Date Syrup: A nutritious, natural sweetener.
Raisins: Imparts a sweet and pleasant flavor.
Dried Fruit: Use chopped dried figs, raisins, or prunes for natural sweetness.
Flour: 1 cup (rice, whole wheat, or sangak flour)
Oil: 2 tablespoons (olive oil, butter, or ghee)
Water: 5 cups
Kachi spices: As per the recipe above (or use pre-made spices)
Sweetener: To taste (honey, date syrup, raisins, or dried fruit)
Brewed saffron: To taste (for color and aroma)

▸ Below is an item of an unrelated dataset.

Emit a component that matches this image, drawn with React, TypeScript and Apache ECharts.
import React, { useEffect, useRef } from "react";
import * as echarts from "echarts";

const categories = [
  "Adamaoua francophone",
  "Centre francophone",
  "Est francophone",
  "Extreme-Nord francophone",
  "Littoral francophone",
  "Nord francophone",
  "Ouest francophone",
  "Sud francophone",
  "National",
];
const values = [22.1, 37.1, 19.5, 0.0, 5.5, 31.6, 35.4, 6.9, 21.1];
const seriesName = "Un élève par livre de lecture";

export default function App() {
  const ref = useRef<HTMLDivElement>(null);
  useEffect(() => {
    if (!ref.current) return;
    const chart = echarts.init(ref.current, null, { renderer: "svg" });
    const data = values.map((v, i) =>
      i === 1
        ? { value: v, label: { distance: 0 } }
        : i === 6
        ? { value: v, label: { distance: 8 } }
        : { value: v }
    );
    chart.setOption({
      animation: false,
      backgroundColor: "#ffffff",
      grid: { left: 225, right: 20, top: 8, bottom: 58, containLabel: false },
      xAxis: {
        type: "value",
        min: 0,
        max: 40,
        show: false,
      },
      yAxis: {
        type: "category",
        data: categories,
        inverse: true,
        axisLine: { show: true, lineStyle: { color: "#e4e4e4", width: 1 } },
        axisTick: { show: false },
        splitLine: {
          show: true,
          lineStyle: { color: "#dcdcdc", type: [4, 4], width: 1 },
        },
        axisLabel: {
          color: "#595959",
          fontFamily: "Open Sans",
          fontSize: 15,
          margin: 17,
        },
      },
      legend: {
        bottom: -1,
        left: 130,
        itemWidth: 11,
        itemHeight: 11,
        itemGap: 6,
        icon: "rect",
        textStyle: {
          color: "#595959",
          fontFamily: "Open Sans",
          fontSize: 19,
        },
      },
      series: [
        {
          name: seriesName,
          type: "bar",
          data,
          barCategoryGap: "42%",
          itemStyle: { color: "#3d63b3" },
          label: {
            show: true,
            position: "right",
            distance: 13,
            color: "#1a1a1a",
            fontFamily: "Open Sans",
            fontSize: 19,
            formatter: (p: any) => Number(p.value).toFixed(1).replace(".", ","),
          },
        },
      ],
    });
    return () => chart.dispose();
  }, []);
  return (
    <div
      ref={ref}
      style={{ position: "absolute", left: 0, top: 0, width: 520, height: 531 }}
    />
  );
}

Rosewater: 1 tablespoon (optional, for fragrance)
Toast the Flour:
In a suitable pot, toast the flour over low heat until the raw smell is gone and it turns slightly golden. Take care not to burn it.
Add Oil and Spices:
Stir in the oil and continue to toast the flour. Add the Kachi spices and mix well until the spices release their aroma.
Add Water:
Gradually pour in boiling water, stirring continuously to prevent lumps from forming.
Cook the Kachi:
Allow the mixture to simmer over low heat for 15–20 minutes until it thickens.
Add Sweetener:
Stir in your chosen sweetener and mix thoroughly.
Add Saffron and Rosewater:
Finally, add brewed saffron and rosewater, stirring again.
Serve:
Pour the Kachi into a serving dish and serve warm.
Overheating can burn the Kachi.
For added flavor, include a touch of rosewater.
Always serve Kachi warm.
By following these steps and tips, you can prepare a healthy and delicious sugar-free Kachi and enjoy its exceptional taste.